## [Work required]
The data below holds a line containing "Convert this chart to Plotly code." and a line containing "import plotly.graph_objects as go"; please quote exactly those two lines and every line between them, and nothing else.
───── Material provided
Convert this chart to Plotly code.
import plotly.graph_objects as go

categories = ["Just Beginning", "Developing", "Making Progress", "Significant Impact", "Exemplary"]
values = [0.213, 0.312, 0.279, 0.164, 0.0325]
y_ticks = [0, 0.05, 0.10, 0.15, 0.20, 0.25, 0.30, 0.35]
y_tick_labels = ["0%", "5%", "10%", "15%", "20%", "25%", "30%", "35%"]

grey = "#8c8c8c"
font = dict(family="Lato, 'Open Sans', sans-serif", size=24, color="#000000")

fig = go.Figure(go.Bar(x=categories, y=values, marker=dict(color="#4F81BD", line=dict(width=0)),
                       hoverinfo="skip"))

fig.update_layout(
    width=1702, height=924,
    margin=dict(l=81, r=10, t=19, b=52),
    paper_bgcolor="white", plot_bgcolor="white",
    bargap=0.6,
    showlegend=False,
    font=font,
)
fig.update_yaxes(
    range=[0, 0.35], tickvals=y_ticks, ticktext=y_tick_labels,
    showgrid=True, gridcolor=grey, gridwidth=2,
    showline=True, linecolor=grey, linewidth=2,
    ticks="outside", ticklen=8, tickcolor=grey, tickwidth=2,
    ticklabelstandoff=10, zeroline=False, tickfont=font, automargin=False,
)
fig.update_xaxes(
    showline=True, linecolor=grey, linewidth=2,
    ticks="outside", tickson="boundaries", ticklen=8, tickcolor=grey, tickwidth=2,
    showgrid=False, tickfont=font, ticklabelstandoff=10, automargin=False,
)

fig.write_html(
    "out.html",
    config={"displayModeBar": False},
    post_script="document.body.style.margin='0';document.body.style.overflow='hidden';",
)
──────────
───── Material provided
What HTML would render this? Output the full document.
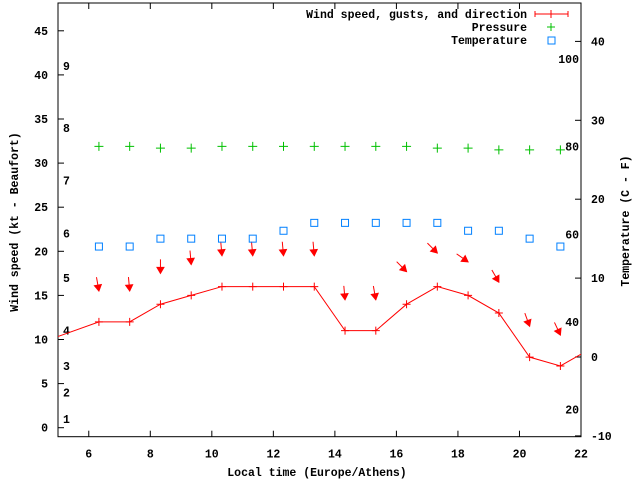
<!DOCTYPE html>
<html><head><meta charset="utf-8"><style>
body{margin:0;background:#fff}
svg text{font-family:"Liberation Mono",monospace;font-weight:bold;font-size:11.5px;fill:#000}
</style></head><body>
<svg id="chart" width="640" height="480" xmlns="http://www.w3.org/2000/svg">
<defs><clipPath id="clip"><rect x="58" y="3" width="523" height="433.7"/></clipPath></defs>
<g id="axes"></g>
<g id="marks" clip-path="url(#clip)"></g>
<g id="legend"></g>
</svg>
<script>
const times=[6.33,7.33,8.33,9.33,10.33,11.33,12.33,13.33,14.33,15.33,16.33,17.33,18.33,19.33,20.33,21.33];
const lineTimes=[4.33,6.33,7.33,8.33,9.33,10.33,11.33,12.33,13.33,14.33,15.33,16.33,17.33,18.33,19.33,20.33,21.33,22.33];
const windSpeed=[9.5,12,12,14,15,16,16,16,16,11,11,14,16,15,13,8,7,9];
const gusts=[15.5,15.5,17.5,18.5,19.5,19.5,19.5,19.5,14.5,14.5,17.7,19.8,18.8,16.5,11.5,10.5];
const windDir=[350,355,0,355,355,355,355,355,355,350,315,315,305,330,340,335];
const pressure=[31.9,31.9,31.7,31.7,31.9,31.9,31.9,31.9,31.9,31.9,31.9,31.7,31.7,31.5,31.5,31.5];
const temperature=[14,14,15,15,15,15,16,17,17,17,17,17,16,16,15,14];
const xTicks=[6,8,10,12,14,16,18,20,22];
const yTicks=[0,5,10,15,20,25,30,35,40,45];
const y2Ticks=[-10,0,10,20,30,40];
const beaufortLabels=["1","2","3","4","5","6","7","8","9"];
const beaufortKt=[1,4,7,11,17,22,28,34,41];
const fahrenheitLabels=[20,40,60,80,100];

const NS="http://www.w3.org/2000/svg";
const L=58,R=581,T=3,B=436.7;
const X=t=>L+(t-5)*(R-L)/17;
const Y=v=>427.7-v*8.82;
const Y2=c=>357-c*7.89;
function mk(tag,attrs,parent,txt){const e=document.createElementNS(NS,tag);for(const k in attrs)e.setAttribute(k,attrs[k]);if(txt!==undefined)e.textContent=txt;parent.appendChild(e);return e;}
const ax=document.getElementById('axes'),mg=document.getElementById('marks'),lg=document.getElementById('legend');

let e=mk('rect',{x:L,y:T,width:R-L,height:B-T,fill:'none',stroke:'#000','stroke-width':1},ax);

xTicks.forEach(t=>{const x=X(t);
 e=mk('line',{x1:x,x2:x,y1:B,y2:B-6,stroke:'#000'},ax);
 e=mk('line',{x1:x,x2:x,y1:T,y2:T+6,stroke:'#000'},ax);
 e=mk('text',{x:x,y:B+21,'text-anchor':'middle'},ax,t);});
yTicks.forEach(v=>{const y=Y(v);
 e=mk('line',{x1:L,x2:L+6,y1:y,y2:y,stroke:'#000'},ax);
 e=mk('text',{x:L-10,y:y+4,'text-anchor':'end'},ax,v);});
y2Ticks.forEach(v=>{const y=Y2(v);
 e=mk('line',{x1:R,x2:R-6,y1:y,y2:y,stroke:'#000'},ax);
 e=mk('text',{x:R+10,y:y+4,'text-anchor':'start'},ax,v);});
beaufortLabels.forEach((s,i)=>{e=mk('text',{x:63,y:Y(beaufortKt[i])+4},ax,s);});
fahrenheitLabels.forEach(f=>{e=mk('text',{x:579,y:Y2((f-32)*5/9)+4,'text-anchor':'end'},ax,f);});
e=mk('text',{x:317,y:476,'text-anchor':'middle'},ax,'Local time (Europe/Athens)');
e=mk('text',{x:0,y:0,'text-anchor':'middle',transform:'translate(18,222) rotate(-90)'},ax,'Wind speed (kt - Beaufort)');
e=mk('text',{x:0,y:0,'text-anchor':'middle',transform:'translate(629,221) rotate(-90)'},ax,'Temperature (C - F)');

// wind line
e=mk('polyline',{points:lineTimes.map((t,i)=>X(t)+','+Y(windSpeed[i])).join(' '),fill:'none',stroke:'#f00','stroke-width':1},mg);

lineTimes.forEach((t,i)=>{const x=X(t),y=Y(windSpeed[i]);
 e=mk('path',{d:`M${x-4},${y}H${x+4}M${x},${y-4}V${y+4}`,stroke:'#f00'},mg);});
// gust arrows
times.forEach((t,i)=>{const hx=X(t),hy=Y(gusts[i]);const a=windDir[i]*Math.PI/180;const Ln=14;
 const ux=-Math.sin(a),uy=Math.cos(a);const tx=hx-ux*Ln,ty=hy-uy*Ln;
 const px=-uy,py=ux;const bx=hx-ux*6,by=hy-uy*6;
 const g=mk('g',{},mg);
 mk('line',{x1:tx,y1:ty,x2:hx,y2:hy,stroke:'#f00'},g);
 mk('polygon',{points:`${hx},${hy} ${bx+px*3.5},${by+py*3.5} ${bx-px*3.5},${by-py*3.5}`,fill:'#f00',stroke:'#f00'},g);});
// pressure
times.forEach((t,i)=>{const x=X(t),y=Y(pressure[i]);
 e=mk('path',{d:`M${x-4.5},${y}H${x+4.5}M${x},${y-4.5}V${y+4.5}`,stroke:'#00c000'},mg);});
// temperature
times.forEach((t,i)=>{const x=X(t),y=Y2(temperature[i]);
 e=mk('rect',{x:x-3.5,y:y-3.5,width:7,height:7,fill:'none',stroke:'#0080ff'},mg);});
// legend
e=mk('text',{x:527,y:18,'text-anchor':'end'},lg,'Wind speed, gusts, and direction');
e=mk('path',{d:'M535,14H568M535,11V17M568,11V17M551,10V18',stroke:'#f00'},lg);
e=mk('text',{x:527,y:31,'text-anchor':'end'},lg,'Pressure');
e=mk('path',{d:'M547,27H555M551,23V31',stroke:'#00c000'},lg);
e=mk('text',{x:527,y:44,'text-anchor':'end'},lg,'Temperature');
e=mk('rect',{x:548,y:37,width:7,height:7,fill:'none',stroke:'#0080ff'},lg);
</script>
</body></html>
──────────
## [Task answer]
Convert this chart to Plotly code.
import plotly.graph_objects as go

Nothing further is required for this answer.